Begin Provided information
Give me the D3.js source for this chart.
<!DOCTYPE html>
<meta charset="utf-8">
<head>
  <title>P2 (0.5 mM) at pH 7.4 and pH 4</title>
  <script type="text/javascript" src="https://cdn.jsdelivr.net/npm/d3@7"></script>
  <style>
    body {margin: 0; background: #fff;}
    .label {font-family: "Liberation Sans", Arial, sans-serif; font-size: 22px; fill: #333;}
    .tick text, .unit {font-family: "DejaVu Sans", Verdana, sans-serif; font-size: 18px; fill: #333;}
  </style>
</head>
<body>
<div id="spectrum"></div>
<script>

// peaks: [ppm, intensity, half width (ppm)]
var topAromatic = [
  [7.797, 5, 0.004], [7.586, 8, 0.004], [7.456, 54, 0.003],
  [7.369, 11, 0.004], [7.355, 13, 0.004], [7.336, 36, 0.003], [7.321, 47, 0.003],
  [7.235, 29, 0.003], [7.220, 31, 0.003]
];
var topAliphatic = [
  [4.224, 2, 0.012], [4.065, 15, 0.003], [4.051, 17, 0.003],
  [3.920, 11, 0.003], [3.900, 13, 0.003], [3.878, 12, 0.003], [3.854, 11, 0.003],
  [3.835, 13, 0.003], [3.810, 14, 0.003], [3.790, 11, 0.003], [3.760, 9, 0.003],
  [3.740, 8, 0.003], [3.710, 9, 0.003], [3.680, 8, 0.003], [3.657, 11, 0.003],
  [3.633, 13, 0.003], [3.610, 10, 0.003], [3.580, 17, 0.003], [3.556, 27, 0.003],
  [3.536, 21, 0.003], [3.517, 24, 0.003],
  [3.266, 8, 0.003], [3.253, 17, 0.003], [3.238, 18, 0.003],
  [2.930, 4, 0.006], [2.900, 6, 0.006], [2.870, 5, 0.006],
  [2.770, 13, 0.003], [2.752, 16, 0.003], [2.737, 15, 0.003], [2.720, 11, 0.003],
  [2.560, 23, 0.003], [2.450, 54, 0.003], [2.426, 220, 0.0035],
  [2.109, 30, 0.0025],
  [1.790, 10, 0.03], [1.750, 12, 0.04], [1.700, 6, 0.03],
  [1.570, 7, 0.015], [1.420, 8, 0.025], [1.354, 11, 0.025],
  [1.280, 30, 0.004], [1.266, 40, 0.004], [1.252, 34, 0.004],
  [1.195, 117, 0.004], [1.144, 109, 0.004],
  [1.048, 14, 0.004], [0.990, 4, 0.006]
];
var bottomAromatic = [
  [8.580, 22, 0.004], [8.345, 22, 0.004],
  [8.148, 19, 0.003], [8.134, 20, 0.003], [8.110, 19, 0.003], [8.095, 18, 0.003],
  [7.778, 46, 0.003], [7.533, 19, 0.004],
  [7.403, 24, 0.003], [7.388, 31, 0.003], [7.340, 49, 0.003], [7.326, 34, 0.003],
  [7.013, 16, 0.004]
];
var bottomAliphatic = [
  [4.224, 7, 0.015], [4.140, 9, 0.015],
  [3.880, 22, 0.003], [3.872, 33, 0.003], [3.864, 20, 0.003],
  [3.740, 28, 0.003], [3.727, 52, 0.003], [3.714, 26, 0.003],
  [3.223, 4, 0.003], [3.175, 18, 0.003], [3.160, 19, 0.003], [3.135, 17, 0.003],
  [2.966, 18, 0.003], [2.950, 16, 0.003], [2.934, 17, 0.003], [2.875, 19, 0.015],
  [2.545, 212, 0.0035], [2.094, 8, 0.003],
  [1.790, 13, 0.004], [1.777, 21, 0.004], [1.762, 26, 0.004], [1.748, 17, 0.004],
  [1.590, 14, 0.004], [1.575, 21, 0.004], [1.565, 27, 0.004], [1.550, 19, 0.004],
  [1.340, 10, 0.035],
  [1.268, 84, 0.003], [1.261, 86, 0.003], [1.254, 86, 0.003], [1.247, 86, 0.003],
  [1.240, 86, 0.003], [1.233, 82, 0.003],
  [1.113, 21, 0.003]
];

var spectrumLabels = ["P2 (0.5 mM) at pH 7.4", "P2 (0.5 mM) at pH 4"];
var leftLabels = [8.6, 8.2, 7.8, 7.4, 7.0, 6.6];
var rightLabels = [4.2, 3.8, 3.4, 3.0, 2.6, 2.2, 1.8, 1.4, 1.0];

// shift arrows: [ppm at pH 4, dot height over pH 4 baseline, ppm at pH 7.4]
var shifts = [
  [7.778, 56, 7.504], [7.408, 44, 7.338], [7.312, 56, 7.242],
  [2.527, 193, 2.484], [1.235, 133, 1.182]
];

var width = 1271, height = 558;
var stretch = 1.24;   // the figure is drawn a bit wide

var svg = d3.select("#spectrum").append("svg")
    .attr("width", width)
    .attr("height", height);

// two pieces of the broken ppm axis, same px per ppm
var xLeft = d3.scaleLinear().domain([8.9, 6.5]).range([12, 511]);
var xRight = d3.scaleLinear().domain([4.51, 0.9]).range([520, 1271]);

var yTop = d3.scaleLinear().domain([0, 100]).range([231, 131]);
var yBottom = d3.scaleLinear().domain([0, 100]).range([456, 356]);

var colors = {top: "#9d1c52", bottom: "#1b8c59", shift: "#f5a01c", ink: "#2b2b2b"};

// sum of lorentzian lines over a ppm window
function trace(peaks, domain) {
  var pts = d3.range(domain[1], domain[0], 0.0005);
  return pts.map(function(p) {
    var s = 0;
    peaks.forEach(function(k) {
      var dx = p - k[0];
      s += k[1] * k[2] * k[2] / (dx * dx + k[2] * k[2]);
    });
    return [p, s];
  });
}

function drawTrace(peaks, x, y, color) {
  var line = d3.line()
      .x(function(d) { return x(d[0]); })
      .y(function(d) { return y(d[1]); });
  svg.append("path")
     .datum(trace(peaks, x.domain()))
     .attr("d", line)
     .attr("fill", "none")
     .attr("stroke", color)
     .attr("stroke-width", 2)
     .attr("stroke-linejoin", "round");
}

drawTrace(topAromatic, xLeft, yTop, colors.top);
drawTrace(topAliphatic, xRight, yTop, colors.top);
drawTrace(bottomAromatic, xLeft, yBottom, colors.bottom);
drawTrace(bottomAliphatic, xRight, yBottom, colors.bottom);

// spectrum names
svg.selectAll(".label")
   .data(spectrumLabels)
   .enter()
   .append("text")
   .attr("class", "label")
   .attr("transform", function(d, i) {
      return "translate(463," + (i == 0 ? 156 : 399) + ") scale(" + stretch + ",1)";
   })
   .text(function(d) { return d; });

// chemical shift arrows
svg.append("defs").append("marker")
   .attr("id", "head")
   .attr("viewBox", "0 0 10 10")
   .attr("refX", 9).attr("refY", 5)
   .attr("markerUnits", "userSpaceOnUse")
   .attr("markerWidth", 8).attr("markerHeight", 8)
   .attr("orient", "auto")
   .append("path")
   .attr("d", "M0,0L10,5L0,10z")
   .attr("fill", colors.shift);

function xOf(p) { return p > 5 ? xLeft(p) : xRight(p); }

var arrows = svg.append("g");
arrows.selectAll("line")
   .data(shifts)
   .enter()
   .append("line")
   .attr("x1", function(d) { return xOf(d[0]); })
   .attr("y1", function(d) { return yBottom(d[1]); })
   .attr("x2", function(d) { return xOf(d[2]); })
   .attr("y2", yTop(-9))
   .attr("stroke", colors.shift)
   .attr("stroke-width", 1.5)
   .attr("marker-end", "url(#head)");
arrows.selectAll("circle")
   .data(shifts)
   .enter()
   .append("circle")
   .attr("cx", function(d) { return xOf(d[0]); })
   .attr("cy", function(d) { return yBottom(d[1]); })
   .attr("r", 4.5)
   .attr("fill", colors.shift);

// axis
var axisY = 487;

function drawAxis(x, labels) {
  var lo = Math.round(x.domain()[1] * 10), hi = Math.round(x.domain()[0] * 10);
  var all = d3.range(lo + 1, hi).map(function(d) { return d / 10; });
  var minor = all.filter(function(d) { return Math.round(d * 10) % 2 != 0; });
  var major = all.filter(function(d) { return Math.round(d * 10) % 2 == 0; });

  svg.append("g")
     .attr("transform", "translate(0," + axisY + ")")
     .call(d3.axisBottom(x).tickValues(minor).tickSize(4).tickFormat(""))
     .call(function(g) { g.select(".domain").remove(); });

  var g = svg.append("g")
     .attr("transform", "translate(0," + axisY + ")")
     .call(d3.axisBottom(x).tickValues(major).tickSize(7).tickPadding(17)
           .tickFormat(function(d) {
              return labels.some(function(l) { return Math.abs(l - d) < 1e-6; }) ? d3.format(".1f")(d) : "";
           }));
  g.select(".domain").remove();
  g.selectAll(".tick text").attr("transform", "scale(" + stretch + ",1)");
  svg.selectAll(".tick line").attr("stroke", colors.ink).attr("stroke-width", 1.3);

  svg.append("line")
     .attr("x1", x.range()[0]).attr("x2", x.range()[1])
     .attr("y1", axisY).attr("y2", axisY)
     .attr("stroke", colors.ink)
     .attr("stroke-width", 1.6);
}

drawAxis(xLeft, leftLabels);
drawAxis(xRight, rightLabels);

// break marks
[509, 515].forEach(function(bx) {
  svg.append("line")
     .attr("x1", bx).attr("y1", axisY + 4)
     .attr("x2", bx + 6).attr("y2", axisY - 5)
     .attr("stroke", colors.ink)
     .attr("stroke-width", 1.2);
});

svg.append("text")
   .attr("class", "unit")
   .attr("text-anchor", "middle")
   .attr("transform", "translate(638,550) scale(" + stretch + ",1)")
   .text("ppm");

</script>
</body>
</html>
End Provided information
Begin Provided information
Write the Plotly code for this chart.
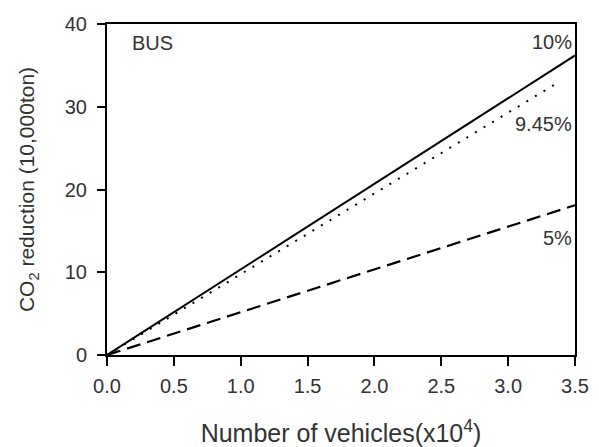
End Provided information
Begin Provided information
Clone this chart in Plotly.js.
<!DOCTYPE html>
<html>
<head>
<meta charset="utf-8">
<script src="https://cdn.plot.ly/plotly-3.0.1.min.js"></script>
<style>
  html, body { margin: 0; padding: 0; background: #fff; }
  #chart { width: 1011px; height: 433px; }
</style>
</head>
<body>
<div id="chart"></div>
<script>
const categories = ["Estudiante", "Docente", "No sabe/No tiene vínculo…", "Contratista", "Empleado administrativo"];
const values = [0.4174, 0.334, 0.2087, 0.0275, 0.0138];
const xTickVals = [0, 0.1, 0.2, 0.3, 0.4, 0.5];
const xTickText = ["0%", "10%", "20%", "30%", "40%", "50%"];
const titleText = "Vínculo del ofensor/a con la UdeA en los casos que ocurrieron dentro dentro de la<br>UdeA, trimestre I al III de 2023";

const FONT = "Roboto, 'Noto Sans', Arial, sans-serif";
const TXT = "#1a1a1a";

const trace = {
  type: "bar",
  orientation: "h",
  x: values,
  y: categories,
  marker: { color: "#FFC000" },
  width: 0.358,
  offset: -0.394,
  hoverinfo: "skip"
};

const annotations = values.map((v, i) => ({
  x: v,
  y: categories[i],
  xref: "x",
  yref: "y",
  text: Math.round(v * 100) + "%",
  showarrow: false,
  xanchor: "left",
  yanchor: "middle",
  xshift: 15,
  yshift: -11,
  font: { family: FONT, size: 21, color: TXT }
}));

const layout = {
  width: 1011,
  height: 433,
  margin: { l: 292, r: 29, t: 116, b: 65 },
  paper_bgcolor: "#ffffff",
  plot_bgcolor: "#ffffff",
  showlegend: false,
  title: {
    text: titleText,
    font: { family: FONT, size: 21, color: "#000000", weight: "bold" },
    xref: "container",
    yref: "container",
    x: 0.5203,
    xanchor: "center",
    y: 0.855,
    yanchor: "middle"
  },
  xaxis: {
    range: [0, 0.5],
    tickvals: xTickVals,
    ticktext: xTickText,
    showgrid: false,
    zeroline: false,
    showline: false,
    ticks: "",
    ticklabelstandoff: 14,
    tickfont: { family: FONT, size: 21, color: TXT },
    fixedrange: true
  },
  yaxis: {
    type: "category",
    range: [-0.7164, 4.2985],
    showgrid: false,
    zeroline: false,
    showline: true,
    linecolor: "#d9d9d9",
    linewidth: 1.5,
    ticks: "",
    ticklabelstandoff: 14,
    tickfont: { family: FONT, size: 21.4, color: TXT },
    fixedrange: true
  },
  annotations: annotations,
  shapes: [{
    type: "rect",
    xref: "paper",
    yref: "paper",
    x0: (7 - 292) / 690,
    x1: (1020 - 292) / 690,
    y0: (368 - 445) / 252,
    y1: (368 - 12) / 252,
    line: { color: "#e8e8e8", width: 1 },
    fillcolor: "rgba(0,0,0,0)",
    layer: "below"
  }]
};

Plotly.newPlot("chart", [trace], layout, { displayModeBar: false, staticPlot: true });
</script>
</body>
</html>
End Provided information
▶ [What is required]: From the data above, gather every line that includes the word "this".

▶ [Result]:
Give me the D3.js source for this chart.
Write the Plotly code for this chart.
Clone this chart in Plotly.js.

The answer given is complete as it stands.